On sports radio in Louisville, fans were mixed about whether Pitino should have been fired, but there was near unanimity about Jurich. Many people thought he should have kept his job, given everything he'd done for Louisville athletics. "There's no AD I would rather have at our university," wrote one blogger in a typical comment.

The Courier-Journal noted that Jurich's 2016 salary, an astonishing $5.4 million, which included deferred comp from 10 years earlier and a 0.5 percent commission on donations he brought in from outside of athletics, was more than the budgets of the biology or history departments. It was also more than twice the salary of the next highest-paid athletic director, Ohio State's Gene Smith ($1.8 million). The paper also discovered that Jurich's daughter was working for Adidas as the liaison between the company and the university.

In the letter Postel wrote firing the longtime athletic director, he said Jurich had demonstrated "ineffective management, divisive leadership, unprofessional conduct, and a lack of collegiality." More likely, Jurich was fired because the new board and the interim president wanted a clean slate-starting with an athletic director who wouldn't be resistant to the idea that athletics was part of, and subservient to, the university.

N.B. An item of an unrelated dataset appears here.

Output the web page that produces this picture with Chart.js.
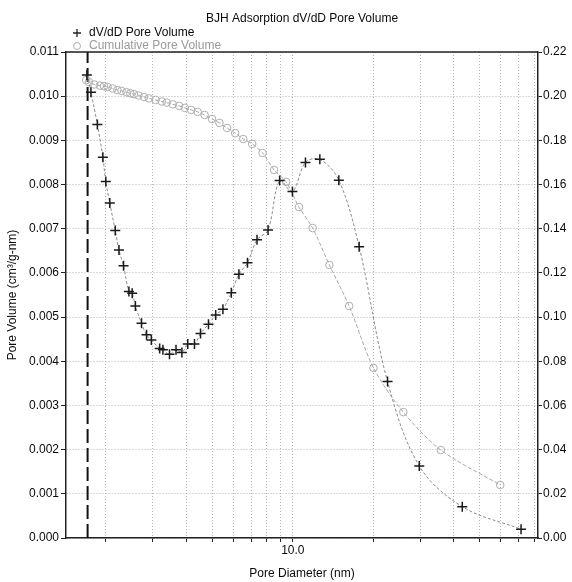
<!DOCTYPE html>
<html>
<head>
<meta charset="utf-8">
<script src="https://cdn.jsdelivr.net/npm/chart.js@4/dist/chart.umd.min.js"></script>
<style>
  html, body { margin: 0; padding: 0; background: #ffffff; }
  #wrap { width: 572px; height: 582px; }
</style>
</head>
<body>
<div id="wrap"><canvas id="c" width="572" height="582"></canvas></div>
<script>
// ---- Data ----
const chartTitle = 'BJH Adsorption dV/dD Pore Volume';
const seriesNames = ['dV/dD Pore Volume', 'Cumulative Pore Volume'];

// dV/dD Pore Volume (left axis, cm³/g-nm) vs pore diameter (nm)
const dvdDiameters = [1.70, 1.76, 1.86, 1.95, 2.00, 2.07, 2.17, 2.24, 2.33, 2.44,
  2.51, 2.58, 2.72, 2.84, 2.96, 3.18, 3.27, 3.46, 3.66, 3.85,
  4.05, 4.29, 4.52, 4.84, 5.15, 5.48, 5.89, 6.29, 6.77, 7.35,
  8.08, 8.93, 9.97, 11.15, 12.62, 14.86, 17.7, 22.6, 29.7, 43.0, 71.3];
const dvdValues = [0.01048, 0.01009, 0.00936, 0.00862, 0.00807, 0.00758, 0.00696, 0.00652, 0.00616, 0.00558,
  0.00554, 0.00525, 0.00486, 0.00460, 0.00448, 0.00429, 0.00426, 0.00416, 0.00426, 0.00420,
  0.00439, 0.00439, 0.00463, 0.00484, 0.00505, 0.00518, 0.00555, 0.00597, 0.00623, 0.00675,
  0.00697, 0.00809, 0.00784, 0.00850, 0.00857, 0.00810, 0.00659, 0.00354, 0.00163, 0.00071, 0.00020];

// Cumulative Pore Volume (right axis, cm³/g) vs pore diameter (nm)
const cumDiameters = [1.69, 1.73, 1.81, 1.90, 1.97, 2.03, 2.12, 2.21, 2.29, 2.39,
  2.47, 2.55, 2.65, 2.78, 2.90, 3.07, 3.24, 3.38, 3.56, 3.76,
  3.95, 4.17, 4.41, 4.68, 4.99, 5.32, 5.68, 6.09, 6.53, 7.05,
  7.71, 8.51, 9.44, 10.55, 11.86, 13.70, 16.24, 20.02, 25.88, 35.75, 59.6];
const cumValues = [0.2073, 0.2064, 0.2053, 0.2048, 0.2045, 0.2042, 0.2035, 0.2028, 0.2024, 0.2018,
  0.2013, 0.2009, 0.2003, 0.1996, 0.1990, 0.1983, 0.1976, 0.1971, 0.1963, 0.1956,
  0.1947, 0.1938, 0.1929, 0.1915, 0.1897, 0.1879, 0.1856, 0.1833, 0.1806, 0.1784,
  0.1743, 0.1666, 0.1612, 0.1498, 0.1403, 0.1236, 0.1050, 0.0770, 0.0570, 0.0398, 0.0240];

// Vertical dashed marker line (nm)
const markerDiameter = 1.71;

// Axis ranges and ticks
const xRange = [1.42, 82.5];
const xTickValues = [2, 3, 4, 5, 6, 7, 8, 9, 10, 20, 30, 40, 50, 60, 70, 80];
const xLabeledTicks = [10];
const leftRange = [0, 0.011];
const leftStep = 0.001;
const rightRange = [0, 0.22];
const rightStep = 0.02;
const xTitle = 'Pore Diameter (nm)';
const yTitle = 'Pore Volume (cm³/g-nm)';

// ---- Chart ----
const FONT = 'Liberation Sans, Arial, Helvetica, sans-serif';
const TXT = '#0a0a0a';
const GRID = '#b4b4b4';

const toPoints = (xs, ys) => xs.map((x, i) => ({ x: x, y: ys[i] }));

const bgPlugin = {
  id: 'bg',
  beforeDraw(chart) {
    const ctx = chart.ctx;
    ctx.save();
    ctx.fillStyle = '#ffffff';
    ctx.fillRect(0, 0, chart.width, chart.height);
    ctx.restore();
  }
};

const framePlugin = {
  id: 'frame',
  afterDraw(chart) {
    const { ctx, chartArea: a } = chart;
    ctx.save();
    ctx.strokeStyle = '#222222';
    ctx.lineWidth = 1.5;
    ctx.beginPath();
    ctx.moveTo(a.left, a.top);
    ctx.lineTo(a.right, a.top);
    ctx.stroke();
    // title
    ctx.fillStyle = TXT;
    ctx.font = '12px ' + FONT;
    ctx.textAlign = 'center';
    ctx.textBaseline = 'middle';
    ctx.fillText(chartTitle, (a.left + a.right) / 2, 19);
    // legend
    const lx = 77;
    const rows = [33, 46];
    ctx.textAlign = 'left';
    // row 1: cross
    ctx.strokeStyle = '#222222';
    ctx.lineWidth = 1.3;
    ctx.beginPath();
    ctx.moveTo(lx - 4, rows[0]); ctx.lineTo(lx + 4, rows[0]);
    ctx.moveTo(lx, rows[0] - 4); ctx.lineTo(lx, rows[0] + 4);
    ctx.stroke();
    ctx.fillStyle = TXT;
    ctx.fillText(seriesNames[0], 89, rows[0]);
    // row 2: circle
    ctx.strokeStyle = '#b0b0b0';
    ctx.lineWidth = 1;
    ctx.beginPath();
    ctx.arc(lx, rows[1], 3.5, 0, Math.PI * 2);
    ctx.stroke();
    ctx.fillStyle = '#9a9a9a';
    ctx.fillText(seriesNames[1], 89, rows[1]);
    ctx.restore();
  }
};

new Chart(document.getElementById('c'), {
  type: 'line',
  data: {
    datasets: [
      {
        label: seriesNames[0],
        data: toPoints(dvdDiameters, dvdValues),
        yAxisID: 'y',
        borderColor: '#8c8c8c',
        borderWidth: 1,
        borderDash: [3, 2],
        tension: 0.35,
        pointStyle: 'cross',
        pointRadius: 5,
        pointBorderWidth: 1.5,
        pointBorderColor: '#1a1a1a',
        pointBackgroundColor: '#1a1a1a',
        fill: false
      },
      {
        label: seriesNames[1],
        data: toPoints(cumDiameters, cumValues),
        yAxisID: 'y2',
        borderColor: '#a8a8a8',
        borderWidth: 1,
        borderDash: [4, 2],
        tension: 0.3,
        pointStyle: 'circle',
        pointRadius: 3.8,
        pointBorderWidth: 1,
        pointBorderColor: '#b0b0b0',
        pointBackgroundColor: 'rgba(255,255,255,0)',
        fill: false
      },
      {
        label: 'marker',
        data: [{ x: markerDiameter, y: leftRange[0] }, { x: markerDiameter, y: leftRange[1] }],
        yAxisID: 'y',
        borderColor: '#111111',
        borderWidth: 2,
        borderDash: [14, 5],
        pointRadius: 0,
        tension: 0,
        fill: false
      }
    ]
  },
  options: {
    responsive: false,
    animation: false,
    devicePixelRatio: 1,
    layout: { padding: { top: 52, left: 0, right: 0, bottom: 0 } },
    plugins: {
      legend: { display: false },
      title: { display: false },
      tooltip: { enabled: false }
    },
    scales: {
      x: {
        type: 'logarithmic',
        min: xRange[0],
        max: xRange[1],
        afterBuildTicks(scale) {
          scale.ticks = xTickValues.map(v => ({ value: v }));
        },
        afterFit(scale) { scale.height = 44; },
        ticks: {
          autoSkip: false,
          maxRotation: 0,
          padding: 1,
          color: TXT,
          font: { family: FONT, size: 12 },
          callback(value) {
            return xLabeledTicks.includes(value) ? value.toFixed(1) : '';
          }
        },
        grid: {
          color: GRID,
          lineWidth: 1,
          drawTicks: true,
          tickLength: 4,
          tickColor: '#222222',
          tickWidth: 1,
          tickBorderDash: []
        },
        border: { display: true, color: '#222222', width: 1.5, dash: [1, 2] },
        title: {
          display: true,
          text: xTitle,
          color: TXT,
          font: { family: FONT, size: 12 },
          padding: { top: 0, bottom: 1 }
        }
      },
      y: {
        type: 'linear',
        position: 'left',
        min: leftRange[0],
        max: leftRange[1],
        afterFit(scale) { scale.width = 66; },
        ticks: {
          stepSize: leftStep,
          padding: 2,
          color: TXT,
          font: { family: FONT, size: 12 },
          callback(value) { return value.toFixed(3); }
        },
        grid: {
          color: GRID,
          lineWidth: 1,
          drawTicks: true,
          tickLength: 5,
          tickColor: '#222222',
          tickWidth: 1,
          tickBorderDash: []
        },
        border: { display: true, color: '#222222', width: 1.5, dash: [1, 2] },
        title: {
          display: true,
          text: yTitle,
          color: TXT,
          font: { family: FONT, size: 12 },
          padding: { top: 5, bottom: 0 }
        }
      },
      y2: {
        type: 'linear',
        position: 'right',
        min: rightRange[0],
        max: rightRange[1],
        afterFit(scale) { scale.width = 34; },
        ticks: {
          stepSize: rightStep,
          padding: 1,
          color: TXT,
          font: { family: FONT, size: 12 },
          callback(value) { return value.toFixed(2); }
        },
        grid: {
          drawOnChartArea: false,
          drawTicks: true,
          tickLength: 4,
          tickColor: '#222222',
          tickWidth: 1,
          tickBorderDash: []
        },
        border: { display: true, color: '#222222', width: 1.5 }
      }
    }
  },
  plugins: [bgPlugin, framePlugin]
});
</script>
</body>
</html>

In this new era, many things Jurich was best known for were seen in a far different light. He hired great coaches-like Rick Pitino. He got a great arena deal-which almost broke the KFC Yum! Center. He negotiated a great Adidas deal-which led to the FBI scandal that cost him his job.

Even his building prowess, which helped revive the campus, had its downside Faculty complained that multiple state budget cuts never seemed to touch the athletic department, with seemingly unlimited resources for 600 or so athletes on a campus of 22,000.

"When we found out about the FBI investigation, obviously it was a surprise," Postel says, "but problems with athletics was already on our list of things we had to do." After firing Jurich, Postel named Tyra the new interim athletic director.

Postel also says that one of his goals is to put athletics-including basketball-in its proper place. "I love sports," he says, "but athletics is overemphasized. This is a university, not a sports complex." To that end, Postel and Tyra told Bowen that he wouldn't be playing basketball at the University of Louisville and was free to shop his talents elsewhere. No other school has been willing to take him on.

Just days after the FBI arrests, the Courier-Journal had a story about the potential economic effect of the scandal if the fans turned away from the Cardinals. What would it do to the restaurants and shops around the KFC Yum! Center? And what would it do to the stadium itself? S&P downgraded its credit rating on the university, citing depleted financial resources, significant management turnover, and concern about risk to the school's reputation from the FBI investigation.

In early season play, the Cardinals lost back-to-back games to ranked teams, dropping out of the top 20. Attendance was down compared with 2016, but so far the damage seemed contained. Still, what everyone in Louisville knew was that the arena's future, and some ways the city's future, remained intertwined with the team's future. "We're married to the university," said one arena official. "Their success is our success."

He didn't really mean the university, of course. He meant the basketball team.